** begin RECORDED DATA **
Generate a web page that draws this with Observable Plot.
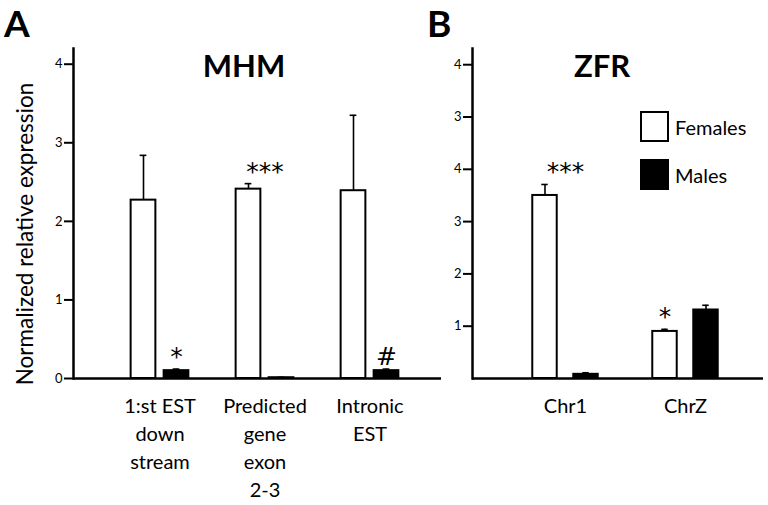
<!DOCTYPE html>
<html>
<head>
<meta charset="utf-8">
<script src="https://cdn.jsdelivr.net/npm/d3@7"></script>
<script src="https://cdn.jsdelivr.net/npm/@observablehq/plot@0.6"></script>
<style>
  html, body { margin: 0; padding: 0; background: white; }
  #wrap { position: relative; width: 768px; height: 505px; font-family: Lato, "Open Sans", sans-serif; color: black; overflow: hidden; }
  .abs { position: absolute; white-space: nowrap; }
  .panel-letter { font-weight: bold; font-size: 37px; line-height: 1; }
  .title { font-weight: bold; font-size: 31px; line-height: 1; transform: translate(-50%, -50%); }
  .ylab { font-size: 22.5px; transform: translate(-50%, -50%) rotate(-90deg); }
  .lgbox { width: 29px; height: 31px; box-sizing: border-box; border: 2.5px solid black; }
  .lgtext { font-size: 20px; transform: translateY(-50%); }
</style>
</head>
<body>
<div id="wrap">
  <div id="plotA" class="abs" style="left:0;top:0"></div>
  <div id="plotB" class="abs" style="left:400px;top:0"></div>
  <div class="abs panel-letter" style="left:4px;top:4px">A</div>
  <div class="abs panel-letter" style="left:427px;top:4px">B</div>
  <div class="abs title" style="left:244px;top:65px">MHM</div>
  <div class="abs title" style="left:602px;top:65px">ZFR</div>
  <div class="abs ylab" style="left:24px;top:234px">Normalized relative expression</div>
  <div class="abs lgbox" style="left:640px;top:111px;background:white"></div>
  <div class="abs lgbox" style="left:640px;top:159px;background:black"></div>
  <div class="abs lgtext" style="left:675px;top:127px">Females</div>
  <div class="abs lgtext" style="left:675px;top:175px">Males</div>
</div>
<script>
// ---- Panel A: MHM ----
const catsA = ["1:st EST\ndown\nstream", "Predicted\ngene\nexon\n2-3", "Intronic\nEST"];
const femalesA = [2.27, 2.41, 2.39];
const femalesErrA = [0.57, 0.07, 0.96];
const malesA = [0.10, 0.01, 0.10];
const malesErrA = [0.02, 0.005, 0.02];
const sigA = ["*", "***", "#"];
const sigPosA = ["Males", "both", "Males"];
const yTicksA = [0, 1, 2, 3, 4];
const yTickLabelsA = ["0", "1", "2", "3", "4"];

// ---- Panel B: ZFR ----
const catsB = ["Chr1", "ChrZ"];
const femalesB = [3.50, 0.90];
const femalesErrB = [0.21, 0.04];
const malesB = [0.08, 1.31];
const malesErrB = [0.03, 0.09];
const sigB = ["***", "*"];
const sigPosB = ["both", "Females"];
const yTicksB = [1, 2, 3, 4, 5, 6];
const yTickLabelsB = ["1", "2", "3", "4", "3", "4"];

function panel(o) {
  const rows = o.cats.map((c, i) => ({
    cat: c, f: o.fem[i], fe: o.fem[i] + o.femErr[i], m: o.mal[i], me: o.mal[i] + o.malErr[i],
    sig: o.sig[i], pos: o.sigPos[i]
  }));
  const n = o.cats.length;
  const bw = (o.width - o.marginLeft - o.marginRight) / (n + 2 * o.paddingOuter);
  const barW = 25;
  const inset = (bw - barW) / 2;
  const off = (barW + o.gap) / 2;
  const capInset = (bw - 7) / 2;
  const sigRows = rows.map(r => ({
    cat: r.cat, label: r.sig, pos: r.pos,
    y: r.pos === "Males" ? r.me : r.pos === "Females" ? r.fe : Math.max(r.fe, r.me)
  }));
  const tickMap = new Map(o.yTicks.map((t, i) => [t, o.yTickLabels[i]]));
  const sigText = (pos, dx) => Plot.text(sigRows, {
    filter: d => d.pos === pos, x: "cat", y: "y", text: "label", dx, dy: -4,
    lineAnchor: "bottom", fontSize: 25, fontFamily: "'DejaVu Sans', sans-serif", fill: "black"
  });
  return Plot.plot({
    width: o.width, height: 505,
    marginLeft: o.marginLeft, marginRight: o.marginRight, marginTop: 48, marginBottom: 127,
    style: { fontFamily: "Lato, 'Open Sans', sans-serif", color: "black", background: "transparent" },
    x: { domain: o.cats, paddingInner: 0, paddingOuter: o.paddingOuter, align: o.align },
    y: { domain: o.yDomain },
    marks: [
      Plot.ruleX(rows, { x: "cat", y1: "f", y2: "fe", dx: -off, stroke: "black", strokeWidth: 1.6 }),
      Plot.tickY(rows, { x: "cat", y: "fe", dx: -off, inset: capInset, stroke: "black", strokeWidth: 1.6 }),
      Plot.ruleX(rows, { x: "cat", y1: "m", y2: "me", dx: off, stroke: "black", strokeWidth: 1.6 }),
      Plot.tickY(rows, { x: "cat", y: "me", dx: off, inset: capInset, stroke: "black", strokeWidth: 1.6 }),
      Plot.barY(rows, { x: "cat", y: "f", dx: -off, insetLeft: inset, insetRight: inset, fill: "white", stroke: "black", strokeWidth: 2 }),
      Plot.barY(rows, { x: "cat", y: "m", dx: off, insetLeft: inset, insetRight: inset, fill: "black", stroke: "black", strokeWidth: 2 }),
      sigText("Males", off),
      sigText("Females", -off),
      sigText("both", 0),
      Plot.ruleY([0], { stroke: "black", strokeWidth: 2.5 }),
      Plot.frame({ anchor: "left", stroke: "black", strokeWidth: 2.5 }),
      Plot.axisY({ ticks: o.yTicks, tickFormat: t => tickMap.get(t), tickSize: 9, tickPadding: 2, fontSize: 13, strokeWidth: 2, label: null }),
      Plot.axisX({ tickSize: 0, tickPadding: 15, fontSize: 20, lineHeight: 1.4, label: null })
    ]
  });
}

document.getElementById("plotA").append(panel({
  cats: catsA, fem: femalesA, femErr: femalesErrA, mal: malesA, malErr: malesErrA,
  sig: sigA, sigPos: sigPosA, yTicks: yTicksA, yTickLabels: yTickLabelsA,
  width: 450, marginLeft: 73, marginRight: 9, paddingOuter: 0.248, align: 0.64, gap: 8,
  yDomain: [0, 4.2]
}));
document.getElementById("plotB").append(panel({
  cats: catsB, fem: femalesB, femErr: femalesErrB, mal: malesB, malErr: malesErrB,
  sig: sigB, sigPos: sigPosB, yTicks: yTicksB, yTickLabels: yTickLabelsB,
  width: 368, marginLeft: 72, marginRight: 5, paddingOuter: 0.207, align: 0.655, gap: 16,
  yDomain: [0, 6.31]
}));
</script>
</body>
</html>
** end RECORDED DATA **
--- SET TASK ---
Omit each picture, then return all of the listing exactly as it stands.

--- FINAL ANSWER ---
Generate a web page that draws this with Observable Plot.
<!DOCTYPE html>
<html>
<head>
<meta charset="utf-8">
<script src="https://cdn.jsdelivr.net/npm/d3@7"></script>
<script src="https://cdn.jsdelivr.net/npm/@observablehq/plot@0.6"></script>
<style>
  html, body { margin: 0; padding: 0; background: white; }
  #wrap { position: relative; width: 768px; height: 505px; font-family: Lato, "Open Sans", sans-serif; color: black; overflow: hidden; }
  .abs { position: absolute; white-space: nowrap; }
  .panel-letter { font-weight: bold; font-size: 37px; line-height: 1; }
  .title { font-weight: bold; font-size: 31px; line-height: 1; transform: translate(-50%, -50%); }
  .ylab { font-size: 22.5px; transform: translate(-50%, -50%) rotate(-90deg); }
  .lgbox { width: 29px; height: 31px; box-sizing: border-box; border: 2.5px solid black; }
  .lgtext { font-size: 20px; transform: translateY(-50%); }
</style>
</head>
<body>
<div id="wrap">
  <div id="plotA" class="abs" style="left:0;top:0"></div>
  <div id="plotB" class="abs" style="left:400px;top:0"></div>
  <div class="abs panel-letter" style="left:4px;top:4px">A</div>
  <div class="abs panel-letter" style="left:427px;top:4px">B</div>
  <div class="abs title" style="left:244px;top:65px">MHM</div>
  <div class="abs title" style="left:602px;top:65px">ZFR</div>
  <div class="abs ylab" style="left:24px;top:234px">Normalized relative expression</div>
  <div class="abs lgbox" style="left:640px;top:111px;background:white"></div>
  <div class="abs lgbox" style="left:640px;top:159px;background:black"></div>
  <div class="abs lgtext" style="left:675px;top:127px">Females</div>
  <div class="abs lgtext" style="left:675px;top:175px">Males</div>
</div>
<script>
// ---- Panel A: MHM ----
const catsA = ["1:st EST\ndown\nstream", "Predicted\ngene\nexon\n2-3", "Intronic\nEST"];
const femalesA = [2.27, 2.41, 2.39];
const femalesErrA = [0.57, 0.07, 0.96];
const malesA = [0.10, 0.01, 0.10];
const malesErrA = [0.02, 0.005, 0.02];
const sigA = ["*", "***", "#"];
const sigPosA = ["Males", "both", "Males"];
const yTicksA = [0, 1, 2, 3, 4];
const yTickLabelsA = ["0", "1", "2", "3", "4"];

// ---- Panel B: ZFR ----
const catsB = ["Chr1", "ChrZ"];
const femalesB = [3.50, 0.90];
const femalesErrB = [0.21, 0.04];
const malesB = [0.08, 1.31];
const malesErrB = [0.03, 0.09];
const sigB = ["***", "*"];
const sigPosB = ["both", "Females"];
const yTicksB = [1, 2, 3, 4, 5, 6];
const yTickLabelsB = ["1", "2", "3", "4", "3", "4"];

function panel(o) {
  const rows = o.cats.map((c, i) => ({
    cat: c, f: o.fem[i], fe: o.fem[i] + o.femErr[i], m: o.mal[i], me: o.mal[i] + o.malErr[i],
    sig: o.sig[i], pos: o.sigPos[i]
  }));
  const n = o.cats.length;
  const bw = (o.width - o.marginLeft - o.marginRight) / (n + 2 * o.paddingOuter);
  const barW = 25;
  const inset = (bw - barW) / 2;
  const off = (barW + o.gap) / 2;
  const capInset = (bw - 7) / 2;
  const sigRows = rows.map(r => ({
    cat: r.cat, label: r.sig, pos: r.pos,
    y: r.pos === "Males" ? r.me : r.pos === "Females" ? r.fe : Math.max(r.fe, r.me)
  }));
  const tickMap = new Map(o.yTicks.map((t, i) => [t, o.yTickLabels[i]]));
  const sigText = (pos, dx) => Plot.text(sigRows, {
    filter: d => d.pos === pos, x: "cat", y: "y", text: "label", dx, dy: -4,
    lineAnchor: "bottom", fontSize: 25, fontFamily: "'DejaVu Sans', sans-serif", fill: "black"
  });
  return Plot.plot({
    width: o.width, height: 505,
    marginLeft: o.marginLeft, marginRight: o.marginRight, marginTop: 48, marginBottom: 127,
    style: { fontFamily: "Lato, 'Open Sans', sans-serif", color: "black", background: "transparent" },
    x: { domain: o.cats, paddingInner: 0, paddingOuter: o.paddingOuter, align: o.align },
    y: { domain: o.yDomain },
    marks: [
      Plot.ruleX(rows, { x: "cat", y1: "f", y2: "fe", dx: -off, stroke: "black", strokeWidth: 1.6 }),
      Plot.tickY(rows, { x: "cat", y: "fe", dx: -off, inset: capInset, stroke: "black", strokeWidth: 1.6 }),
      Plot.ruleX(rows, { x: "cat", y1: "m", y2: "me", dx: off, stroke: "black", strokeWidth: 1.6 }),
      Plot.tickY(rows, { x: "cat", y: "me", dx: off, inset: capInset, stroke: "black", strokeWidth: 1.6 }),
      Plot.barY(rows, { x: "cat", y: "f", dx: -off, insetLeft: inset, insetRight: inset, fill: "white", stroke: "black", strokeWidth: 2 }),
      Plot.barY(rows, { x: "cat", y: "m", dx: off, insetLeft: inset, insetRight: inset, fill: "black", stroke: "black", strokeWidth: 2 }),
      sigText("Males", off),
      sigText("Females", -off),
      sigText("both", 0),
      Plot.ruleY([0], { stroke: "black", strokeWidth: 2.5 }),
      Plot.frame({ anchor: "left", stroke: "black", strokeWidth: 2.5 }),
      Plot.axisY({ ticks: o.yTicks, tickFormat: t => tickMap.get(t), tickSize: 9, tickPadding: 2, fontSize: 13, strokeWidth: 2, label: null }),
      Plot.axisX({ tickSize: 0, tickPadding: 15, fontSize: 20, lineHeight: 1.4, label: null })
    ]
  });
}

document.getElementById("plotA").append(panel({
  cats: catsA, fem: femalesA, femErr: femalesErrA, mal: malesA, malErr: malesErrA,
  sig: sigA, sigPos: sigPosA, yTicks: yTicksA, yTickLabels: yTickLabelsA,
  width: 450, marginLeft: 73, marginRight: 9, paddingOuter: 0.248, align: 0.64, gap: 8,
  yDomain: [0, 4.2]
}));
document.getElementById("plotB").append(panel({
  cats: catsB, fem: femalesB, femErr: femalesErrB, mal: malesB, malErr: malesErrB,
  sig: sigB, sigPos: sigPosB, yTicks: yTicksB, yTickLabels: yTickLabelsB,
  width: 368, marginLeft: 72, marginRight: 5, paddingOuter: 0.207, align: 0.655, gap: 16,
  yDomain: [0, 6.31]
}));
</script>
</body>
</html>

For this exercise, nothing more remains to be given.